• _Given information_:
(begin)
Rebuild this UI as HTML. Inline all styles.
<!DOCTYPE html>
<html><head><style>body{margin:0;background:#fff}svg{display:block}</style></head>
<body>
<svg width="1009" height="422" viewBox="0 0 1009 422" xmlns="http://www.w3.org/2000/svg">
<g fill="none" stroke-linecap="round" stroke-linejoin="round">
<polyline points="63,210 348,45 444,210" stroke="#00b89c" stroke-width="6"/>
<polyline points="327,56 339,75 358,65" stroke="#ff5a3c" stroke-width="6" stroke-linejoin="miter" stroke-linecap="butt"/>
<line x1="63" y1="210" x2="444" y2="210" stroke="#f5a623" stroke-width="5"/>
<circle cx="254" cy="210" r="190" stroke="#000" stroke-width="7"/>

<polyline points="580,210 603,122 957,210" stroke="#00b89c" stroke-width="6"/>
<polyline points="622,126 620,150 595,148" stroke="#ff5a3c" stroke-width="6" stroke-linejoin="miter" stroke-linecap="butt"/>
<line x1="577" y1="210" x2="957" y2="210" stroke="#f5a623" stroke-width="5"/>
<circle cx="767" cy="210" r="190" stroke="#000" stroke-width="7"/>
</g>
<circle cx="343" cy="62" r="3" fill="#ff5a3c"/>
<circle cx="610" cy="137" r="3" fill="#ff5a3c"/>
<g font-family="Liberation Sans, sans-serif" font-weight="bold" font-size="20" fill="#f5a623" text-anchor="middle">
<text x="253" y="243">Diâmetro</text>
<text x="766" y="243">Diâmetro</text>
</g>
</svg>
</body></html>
(end)
(begin)
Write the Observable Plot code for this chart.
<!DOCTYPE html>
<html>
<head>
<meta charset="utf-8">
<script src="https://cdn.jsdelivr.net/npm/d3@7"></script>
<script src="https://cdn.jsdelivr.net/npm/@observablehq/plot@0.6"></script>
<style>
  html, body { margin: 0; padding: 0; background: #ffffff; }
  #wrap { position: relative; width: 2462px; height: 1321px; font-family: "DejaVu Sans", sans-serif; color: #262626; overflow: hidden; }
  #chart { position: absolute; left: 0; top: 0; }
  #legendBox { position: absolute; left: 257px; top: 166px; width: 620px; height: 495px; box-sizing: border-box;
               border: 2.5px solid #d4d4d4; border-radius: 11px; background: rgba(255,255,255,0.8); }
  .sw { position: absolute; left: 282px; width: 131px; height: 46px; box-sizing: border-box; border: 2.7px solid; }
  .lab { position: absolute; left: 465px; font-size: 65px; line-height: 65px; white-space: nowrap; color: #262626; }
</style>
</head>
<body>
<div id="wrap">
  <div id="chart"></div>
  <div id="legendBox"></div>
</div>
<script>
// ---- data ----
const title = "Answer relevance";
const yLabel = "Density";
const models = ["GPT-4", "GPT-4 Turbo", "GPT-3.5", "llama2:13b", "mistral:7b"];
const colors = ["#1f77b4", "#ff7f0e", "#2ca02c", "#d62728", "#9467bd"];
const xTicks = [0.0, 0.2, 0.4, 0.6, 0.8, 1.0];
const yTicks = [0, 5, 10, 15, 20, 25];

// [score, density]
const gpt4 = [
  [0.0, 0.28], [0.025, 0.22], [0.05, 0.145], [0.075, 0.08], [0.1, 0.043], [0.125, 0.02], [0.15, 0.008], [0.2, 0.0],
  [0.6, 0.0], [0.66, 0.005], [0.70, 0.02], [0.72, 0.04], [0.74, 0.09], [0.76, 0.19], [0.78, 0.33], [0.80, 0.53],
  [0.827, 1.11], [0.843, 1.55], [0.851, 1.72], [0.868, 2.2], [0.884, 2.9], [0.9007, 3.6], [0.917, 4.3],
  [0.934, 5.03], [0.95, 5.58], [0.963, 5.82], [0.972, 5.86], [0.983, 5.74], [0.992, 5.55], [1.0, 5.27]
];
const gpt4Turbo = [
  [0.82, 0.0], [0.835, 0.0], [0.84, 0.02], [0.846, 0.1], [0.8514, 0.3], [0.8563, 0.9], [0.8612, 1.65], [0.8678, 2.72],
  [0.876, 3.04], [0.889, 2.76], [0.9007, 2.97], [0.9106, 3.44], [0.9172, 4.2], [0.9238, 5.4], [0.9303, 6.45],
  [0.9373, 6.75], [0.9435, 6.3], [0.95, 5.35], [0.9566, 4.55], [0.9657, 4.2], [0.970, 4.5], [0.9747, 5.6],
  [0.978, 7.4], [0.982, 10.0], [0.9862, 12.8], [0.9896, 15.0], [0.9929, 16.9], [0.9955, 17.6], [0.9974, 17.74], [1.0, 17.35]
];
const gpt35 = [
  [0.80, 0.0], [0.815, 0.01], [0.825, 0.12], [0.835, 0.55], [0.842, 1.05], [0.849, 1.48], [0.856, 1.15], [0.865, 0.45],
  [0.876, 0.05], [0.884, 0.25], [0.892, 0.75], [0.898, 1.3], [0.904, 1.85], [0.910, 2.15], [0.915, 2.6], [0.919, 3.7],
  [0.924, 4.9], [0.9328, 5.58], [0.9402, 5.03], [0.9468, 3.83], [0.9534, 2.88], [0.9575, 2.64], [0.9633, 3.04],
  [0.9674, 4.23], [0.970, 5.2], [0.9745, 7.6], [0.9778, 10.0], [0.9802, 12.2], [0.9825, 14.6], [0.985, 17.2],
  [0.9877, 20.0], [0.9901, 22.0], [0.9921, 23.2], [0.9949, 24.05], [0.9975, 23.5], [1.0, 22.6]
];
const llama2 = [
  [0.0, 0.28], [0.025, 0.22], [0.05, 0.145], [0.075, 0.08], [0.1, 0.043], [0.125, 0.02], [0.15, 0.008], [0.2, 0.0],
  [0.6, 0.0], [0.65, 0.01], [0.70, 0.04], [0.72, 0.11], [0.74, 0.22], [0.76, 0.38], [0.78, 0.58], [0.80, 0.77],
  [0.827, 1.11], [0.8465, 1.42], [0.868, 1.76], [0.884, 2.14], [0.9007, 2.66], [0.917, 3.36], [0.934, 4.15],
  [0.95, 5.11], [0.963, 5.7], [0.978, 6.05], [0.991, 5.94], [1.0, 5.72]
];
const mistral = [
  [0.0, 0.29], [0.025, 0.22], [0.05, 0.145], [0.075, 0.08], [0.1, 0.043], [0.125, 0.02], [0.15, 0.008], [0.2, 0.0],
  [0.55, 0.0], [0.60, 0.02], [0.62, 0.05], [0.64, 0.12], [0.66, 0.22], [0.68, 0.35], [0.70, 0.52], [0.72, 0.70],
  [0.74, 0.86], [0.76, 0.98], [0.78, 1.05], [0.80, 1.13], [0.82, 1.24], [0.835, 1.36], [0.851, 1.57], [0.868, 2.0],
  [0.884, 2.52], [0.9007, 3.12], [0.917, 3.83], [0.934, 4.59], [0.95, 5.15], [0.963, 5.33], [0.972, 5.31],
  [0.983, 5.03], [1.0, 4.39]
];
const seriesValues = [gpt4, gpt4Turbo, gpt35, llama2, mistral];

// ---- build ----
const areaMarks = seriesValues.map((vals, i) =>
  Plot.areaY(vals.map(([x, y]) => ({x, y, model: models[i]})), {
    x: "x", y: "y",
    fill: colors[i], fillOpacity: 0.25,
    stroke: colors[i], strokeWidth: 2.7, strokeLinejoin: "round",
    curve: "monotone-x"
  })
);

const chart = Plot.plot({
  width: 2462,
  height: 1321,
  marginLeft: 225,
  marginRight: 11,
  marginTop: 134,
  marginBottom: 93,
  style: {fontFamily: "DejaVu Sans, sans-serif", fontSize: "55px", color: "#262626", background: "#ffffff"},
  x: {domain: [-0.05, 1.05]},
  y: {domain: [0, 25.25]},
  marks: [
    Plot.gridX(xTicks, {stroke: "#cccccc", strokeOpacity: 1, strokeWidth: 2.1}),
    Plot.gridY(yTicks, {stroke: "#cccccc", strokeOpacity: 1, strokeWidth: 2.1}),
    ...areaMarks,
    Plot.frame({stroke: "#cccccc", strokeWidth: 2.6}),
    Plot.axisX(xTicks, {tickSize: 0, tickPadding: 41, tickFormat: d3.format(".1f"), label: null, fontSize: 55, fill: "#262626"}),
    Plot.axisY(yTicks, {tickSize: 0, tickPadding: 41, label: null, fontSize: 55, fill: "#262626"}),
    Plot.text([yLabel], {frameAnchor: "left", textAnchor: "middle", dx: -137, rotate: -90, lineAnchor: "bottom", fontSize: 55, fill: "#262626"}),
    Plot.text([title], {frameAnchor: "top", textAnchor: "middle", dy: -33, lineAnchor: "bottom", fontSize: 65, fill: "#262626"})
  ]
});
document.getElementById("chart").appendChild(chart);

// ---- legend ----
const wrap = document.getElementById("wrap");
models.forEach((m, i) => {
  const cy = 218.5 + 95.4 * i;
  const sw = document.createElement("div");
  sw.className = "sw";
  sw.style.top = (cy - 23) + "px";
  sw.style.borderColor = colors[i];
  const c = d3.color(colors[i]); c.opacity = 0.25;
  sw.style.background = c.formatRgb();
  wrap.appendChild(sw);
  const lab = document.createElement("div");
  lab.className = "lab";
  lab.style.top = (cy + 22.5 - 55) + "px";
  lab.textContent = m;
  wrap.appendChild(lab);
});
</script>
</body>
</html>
(end)
• _Directive_:
Begin at the line that has "Write the Observable" in the entries above; stop after the line that has "const yTicks = [0, 5, 10, 15, 20, 25];". Transcribe exactly those lines and no others.

• _Response_:
Write the Observable Plot code for this chart.
<!DOCTYPE html>
<html>
<head>
<meta charset="utf-8">
<script src="https://cdn.jsdelivr.net/npm/d3@7"></script>
<script src="https://cdn.jsdelivr.net/npm/@observablehq/plot@0.6"></script>
<style>
  html, body { margin: 0; padding: 0; background: #ffffff; }
  #wrap { position: relative; width: 2462px; height: 1321px; font-family: "DejaVu Sans", sans-serif; color: #262626; overflow: hidden; }
  #chart { position: absolute; left: 0; top: 0; }
  #legendBox { position: absolute; left: 257px; top: 166px; width: 620px; height: 495px; box-sizing: border-box;
               border: 2.5px solid #d4d4d4; border-radius: 11px; background: rgba(255,255,255,0.8); }
  .sw { position: absolute; left: 282px; width: 131px; height: 46px; box-sizing: border-box; border: 2.7px solid; }
  .lab { position: absolute; left: 465px; font-size: 65px; line-height: 65px; white-space: nowrap; color: #262626; }
</style>
</head>
<body>
<div id="wrap">
  <div id="chart"></div>
  <div id="legendBox"></div>
</div>
<script>
// ---- data ----
const title = "Answer relevance";
const yLabel = "Density";
const models = ["GPT-4", "GPT-4 Turbo", "GPT-3.5", "llama2:13b", "mistral:7b"];
const colors = ["#1f77b4", "#ff7f0e", "#2ca02c", "#d62728", "#9467bd"];
const xTicks = [0.0, 0.2, 0.4, 0.6, 0.8, 1.0];
const yTicks = [0, 5, 10, 15, 20, 25];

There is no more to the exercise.